Reporter: Sugeng Adji Soenarso | Editor: Putri Werdiningsih
KONTAN.CO.ID - JAKARTA. Arus keluar dana asing, khususnya di surat berharga negara (SBN) diperkirakan masih akan berlanjut untuk jangka pendek.
Menilik data Bank Indonesia (BI), berdasarkan data transaksi 21-24 Oktober 2024, pasar SBN mencatat jual neto sebesar Rp 4,53 triliun. Menilik kepemilikan asing di pasar SBN secara harian, pada periode 25-30 Oktober tercatat alami penurunan sebesar Rp 3,1 triliun menjadi Rp 883,79 triliun.
Senior Economist KB Valbury Sekuritas, Fikri C. Permana mengatakan terdapat kekhawatiran jika Trump memenangi pemilihan presiden Amerika Serikat (AS). Karenanya, saat ini pasar cenderung beralih ke aset tidak berisiko, seperti dolar AS dan emas.
Akibatnya, dana asing mulai keluar dari portofolio di Indonesia dan turut menekan rupiah. Per Jumat (1/11), rupiah spot berada di Rp 15.732 per dolar AS, yang mana sepekan terakhir turun 0,54%.

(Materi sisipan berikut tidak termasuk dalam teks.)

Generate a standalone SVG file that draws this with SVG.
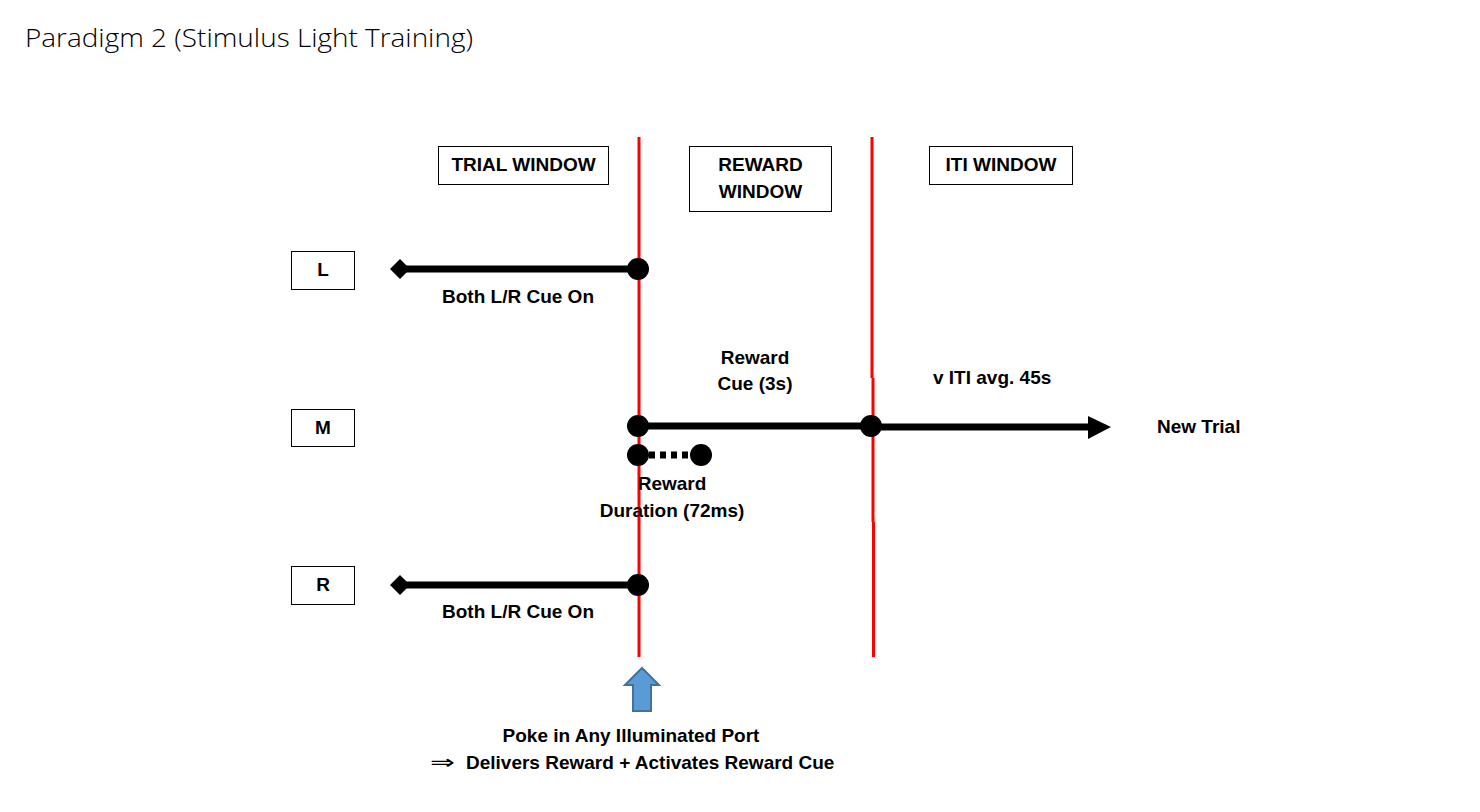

Meski begitu, Fikri berpendapat kondisi saat ini akan berakhir pasca pilpres di AS usai. Dus, ia memproyeksikan rupiah tidak akan menembus ke level Rp 16.000 per dolar AS dan mempertahankan target rupiah pada akhir tahun 2024 di Rp 15.400 - Rp 15.500 per dolar AS.
Baca Juga: SBN Ritel Dibayangi Pelemahan Daya Beli
Dengan begitu, dana asing juga diharapkan kembali masuk, terlebih dengan pemangkasan suku bunga the Fed yang berlanjut.
Pengamat Komoditas dan Mata Uang Lukman Leong sependapat bahwa tekanan rupiah hanya jangka pendek. Tekanan akan terus mereda seiring pemangkasan suku bunga oleh bank-bank sentral dunia.
"Kecuali ada perubahan drastis seperti kemenangan Trump yang dikhawatirkan bukan hanya memicu inflasi di AS namun bisa berimbas ke global," sebutnya.
Karenanya, Lukman menilai untuk investor domestik pilihan instrumen investasi di tengah ketidakpastian saat ini adalah emas. Menurutnya, dengan harga internasional yang meningkat, pelemahan rupiah justru makin mendorong harga emas dalam rupiah lebih tinggi.
Baca Juga: Pemerintah akan Rilis ST013 pada 8 November 2024, Ini Diprediksi Kuponnya
Di sisi lain, pelemahan suku bunga dan menurunnya prospek pemangkasan suku bunga memiliki dampak negatif pada obligasi. Walaupun memang, dengan yield tinggi saat ini termasuk menarik untuk investasi.
Untuk pasar saham domestik, Lukman berpandangan adanya risiko dari faktor ketidakpastian Trump, perang di Ukaraina, konflik di Timur Tengah, tensi dan perang dagang AS-China, serta tingkat pertumbuhan ekonomi global yang masih belum optimal.
"Walau sentimen risk on di AS terjadi dengan terus mencetak rekor tertinggi baru, perlu diingat kenaikan di sana didukung oleh euforia kecerdasan buatan (AI) yang tidak dimiliki perusahaan domestik. Selain itu volatilitas di pasar diperkirakan juga masih akan tinggi untuk saat ini," tutupnya.